The events of 1 June 2016

[22] It is clear that Smit was upset on the day he visited the third respondent’s premises “with the sole purpose of confronting Bosch”. Despite Du Preez’ explanation that there was a big mistake (“groot misverstand”), he emphasised his standpoint that the respondents acted unlawfully and criminally and left the building without the matter having been resolved. It is evident that he neither demanded a declaration nor instructed his attorneys to do so and that the first time the idea came to the fore, was during the preparation of the application. The respondents’ version is that they never downloaded applicant’s information on that day or any other.
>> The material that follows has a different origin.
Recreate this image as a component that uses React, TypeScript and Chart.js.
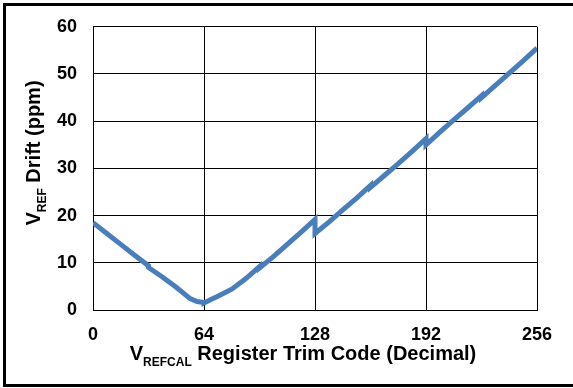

They simply made enquiries to protect their interests.

 

Absence of any other satisfactory remedy

[24] The applicant has to show the absence of any other satisfactory remedy. In casu, the applicant averred that it had no option but to approach the court for an interdict. The respondents stated that the applicant had more than one remedy: either to act civilly and responsibly through the parties’ respective attorneys to secure an assurance that the respondents did not download the applicant’s information or seek access to their computers to ascertain that it did not happen. I agree with this view.

 

Conclusion

[25] In the circumstances, and having thoroughly considered the total facts presented, I cannot find that there was an act which was prejudicial to or interfered with the applicant’s rights. A rights invasion will be effected most often by way of physical conduct, but to prove the necessary injury, it is enough to show that a right has been invaded[5]. The applicant must show objectively that his apprehensions are well grounded and not just mere assertions. I am satisfied that there are no real and genuine disputes of fact. I am however not persuaded that the facts presented justify the granting of the orders sought and they are therefore denied.

 

Costs

[26] In the result, the costs should follow the event.

 

Order

[27] The following order is made:

The application is dismissed with costs.

 

____________

MHLAMBI, AJ

 

Counsel for Applicant: M.C Louw

Instructed by: JMM Verwey

Hill Mchardy & Herbst Inc.

7 Collins Road

Arborelum

BLOEMFONTEIN

 

Counsel for Respondents: P.J Heymans

Instructed by: N.C Oosthuizen

E.G Cooper Majiedt Inc

77 Kellmer Street

Westdene

BLOEMFONTIEN

 

[1] Van Deventer v Ivory Sun Trading 77 (Pty) Ltd [2015] 1 All SA 55 (SCA) para [26]. See also Setlogelo v Setlogelo 1914 AD 221 at 227.

[2] Ibid.

[3] Plascon Evans Paints LTD v Van Riebeeck Paints (Pty) LTD 1984 (3) SA 623 (A)

[4] Nampesca (SA) Products (Pty) LTD v Zaderer and Others 1999 (1) SA 886 (C) at 892 (H). See also Plascon-Evans Paints Ltd v Van Riebeeck Paints (Pty) Ltd 1984 (3) SA 623 (A) at 634E

[5] V & A Waterfront Property (Pty) Ltd and Another v Helicopter & Marine Services (Pty) Ltd and Others 2006 (1) SA 252 (SCA) at 257F-258 A.